Mark Carney is trading his role as Governor of the Bank of Canada for the top spot at the Bank of England. In a surprise announcement made this morning by Finance Minister Jim Flaherty, it was stated that Carney will succeed current BOE Governor Sir Mervyn King as England prepares to take on increased responsibility for the European recession.
Out of the Blue
Carney, who became the eighth governor of the BOC in 2008, is leaving his post a bit early – and completely unexpectedly. In fact, it was suspected last Spring that he may make this very move – allegations he had dismissed as false at the time. However, England has made it clear Carney’s track record of fiscal stability amidst uncertain economic conditions makes him the man for the job as the UK takes on a European regulatory role. Carney will take up his new post as of July 1 – a move Flaherty described as “bittersweet” in this morning’s announcement. It’s the first time a non-Brit has taken the Bank’s top spot, and the first time the position has been open to an application process.
An Ambitious Undertaking
His initial five-year term with the BOE will put him in the hot seat to right Britain’s own recession, and helm the Bank’s increased responsibility for its financial sector. He’ll also chair a new regulatory body that will monitor all banking and investment institutions, and lead up the Financial Policy Committee. Not only that, but Carney’s also tasked with reorganizing the current organizational hierarchy of the Bank, which was called out as destructive in a recent series of reports.

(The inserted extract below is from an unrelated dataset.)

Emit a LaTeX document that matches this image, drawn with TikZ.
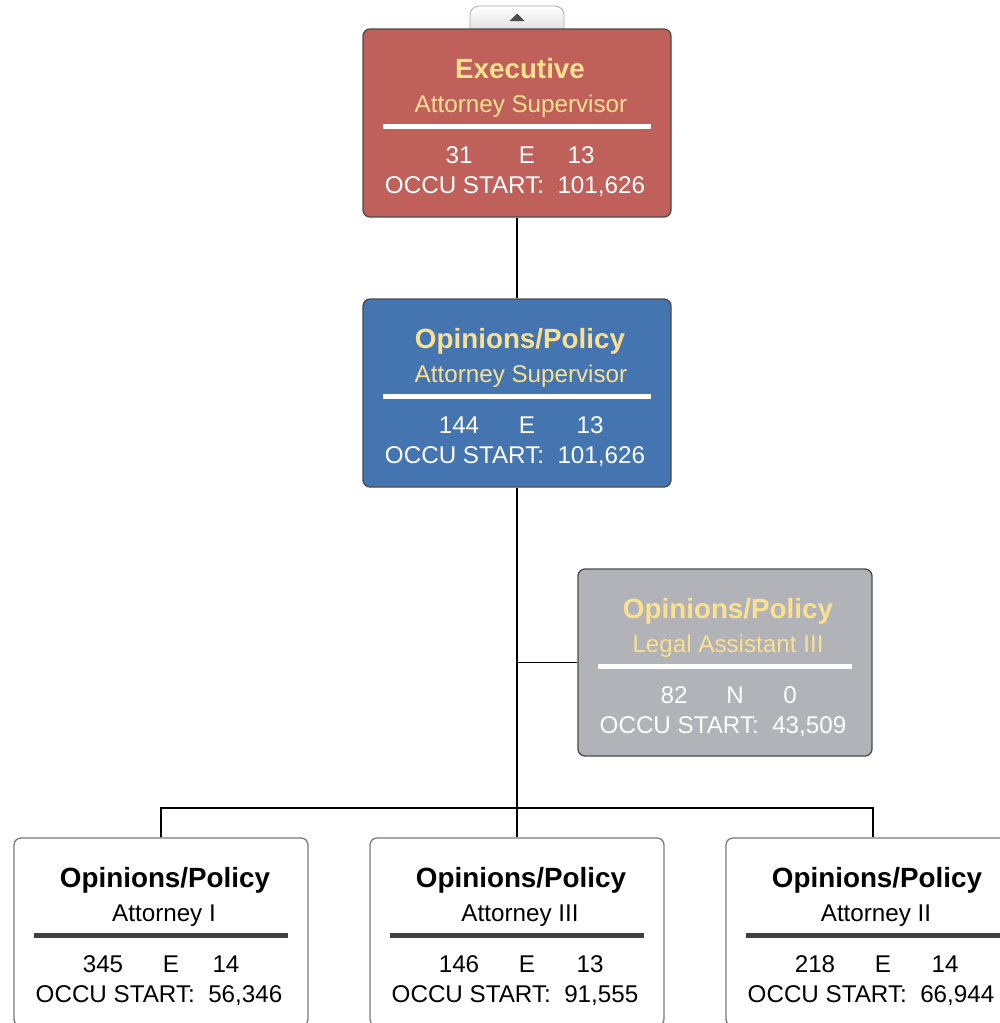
\documentclass[tikz,border=0pt]{standalone}
\usepackage{fontspec}
\setmainfont{Liberation Sans}
\definecolor{execfill}{HTML}{C0605A}
\definecolor{bluefill}{HTML}{4575B0}
\definecolor{grayfill}{HTML}{B1B3B8}
\definecolor{ttlyellow}{HTML}{FBE08F}
\definecolor{boxborder}{HTML}{4A4A4A}
\definecolor{lightborder}{HTML}{7A7A7A}
\definecolor{darksep}{HTML}{404040}
\begin{document}
\begin{tikzpicture}[x=1pt,y=-1pt,
  box/.style={draw=boxborder, line width=1.3pt, rounded corners=7pt, inner sep=0pt, minimum height=188pt},
  wbox/.style={box, draw=lightborder, fill=white, minimum width=294pt},
  ttl/.style={anchor=base, inner sep=0pt, font=\fontsize{27.8}{30}\selectfont\bfseries},
  sub/.style={anchor=base, inner sep=0pt, font=\fontsize{24.2}{28}\selectfont},
  sepw/.style={line width=5pt, white},
  sepd/.style={line width=5pt, darksep},
  conn/.style={line width=1.6pt, black}]
\useasboundingbox (0,0) rectangle (1000,1023);
\clip (0,0) rectangle (1000,1023);

% tab
\draw[draw=gray!65, line width=0.8pt, top color=white, bottom color=gray!25, rounded corners=9pt] (470,32) -- (470,6) -- (564,6) -- (564,32);
\fill[black!70] (509.5,21) -- (524.5,21) -- (517,13.5) -- cycle;

% boxes
\node[box, fill=execfill, minimum width=308pt] (exec) at (517,123) {};
\node[box, fill=bluefill, minimum width=308pt] (op) at (517,393) {};
\node[box, fill=grayfill, minimum width=294pt, minimum height=187pt] (gray) at (725,662.5) {};
\node[wbox] (b1) at (161,932) {};
\node[wbox] (b2) at (517,932) {};
\node[wbox] (b3) at (873,932) {};

% connectors
\coordinate (bus) at (517,808);
\coordinate (junc) at (517,662.5);
\draw[conn] (exec.south) -- (op.north);
\draw[conn] (op.south) -- (b2.north);
\draw[conn] (junc) -- (gray.west);
\draw[conn] (b1.north) |- (bus) -| (b3.north);

% executive text
\node[ttl, text=ttlyellow] (t1) at (520,78) {Executive};
\node[sub, text=ttlyellow] (s1) at (521,112) {Attorney Supervisor};
\draw[sepw] (383,126.5) -- (651,126.5);
\node[sub, text=white] (n1a) at (459,163) {31};
\node[sub, text=white] (n1b) at (527,163) {E};
\node[sub, text=white] (n1c) at (581,163) {13};
\node[sub, text=white] (o1) at (515,193) {OCCU START:\ \ 101,626};

% opinions/policy supervisor
\node[ttl, text=ttlyellow] (t2) at (520,348) {Opinions/Policy};
\node[sub, text=ttlyellow] (s2) at (521,382) {Attorney Supervisor};
\draw[sepw] (383,396.5) -- (651,396.5);
\node[sub, text=white] (n2a) at (459,433) {144};
\node[sub, text=white] (n2b) at (527,433) {E};
\node[sub, text=white] (n2c) at (590,433) {13};
\node[sub, text=white] (o2) at (515,463) {OCCU START:\ \ 101,626};

% legal assistant
\node[ttl, text=ttlyellow] (t3) at (728,618) {Opinions/Policy};
\node[sub, text=ttlyellow] (s3) at (728,652) {Legal Assistant III};
\draw[sepw] (598,666.5) -- (852,666.5);
\node[sub, text=white] (n3a) at (674,703) {82};
\node[sub, text=white] (n3b) at (735,703) {N};
\node[sub, text=white] (n3c) at (790,703) {0};
\node[sub, text=white] (o3) at (723,733) {OCCU START:\ \ 43,509};

% bottom left
\node[ttl] (t4) at (165,887) {Opinions/Policy};
\node[sub] (s4) at (164,921) {Attorney I};
\draw[sepd] (34,935.5) -- (288,935.5);
\node[sub] (n4a) at (103,972) {345};
\node[sub] (n4b) at (171,972) {E};
\node[sub] (n4c) at (226,972) {14};
\node[sub] (o4) at (159,1002) {OCCU START:\ \ 56,346};

% bottom middle
\node[ttl] (t5) at (521,887) {Opinions/Policy};
\node[sub] (s5) at (520,921) {Attorney III};
\draw[sepd] (390,935.5) -- (644,935.5);
\node[sub] (n5a) at (459,972) {146};
\node[sub] (n5b) at (527,972) {E};
\node[sub] (n5c) at (590,972) {13};
\node[sub] (o5) at (515,1002) {OCCU START:\ \ 91,555};

% bottom right
\node[ttl] (t6) at (877,887) {Opinions/Policy};
\node[sub] (s6) at (876,921) {Attorney II};
\draw[sepd] (746,935.5) -- (1000,935.5);
\node[sub] (n6a) at (815,972) {218};
\node[sub] (n6b) at (883,972) {E};
\node[sub] (n6c) at (945,972) {14};
\node[sub] (o6) at (871,1002) {OCCU START:\ \ 66,944};
\end{tikzpicture}
\end{document}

For Carney, the switch to the BOE offers the chance to make a historic mark on European financial reform, as England becomes a financial hub – what he calls a “crucial point in the Bank of England’s history”. Canadian investors, though, are fretting over his departure as questions arise over the artificially low interest rates we’re currently enjoying. However, experts aren’t anticipating an immediate spike as soon as he takes leave – with economic conditions still shaky amidst US fiscal cliff fears and a resettling housing market, stimulus measures are sure to stick around for some time yet.
Carney will remain as Canadian head until hopping across the pond this June. Then, it will be business as usual for the BoC recruiting team, who will seek out the next candidates for the job, with the final decision to come from the Federal Government.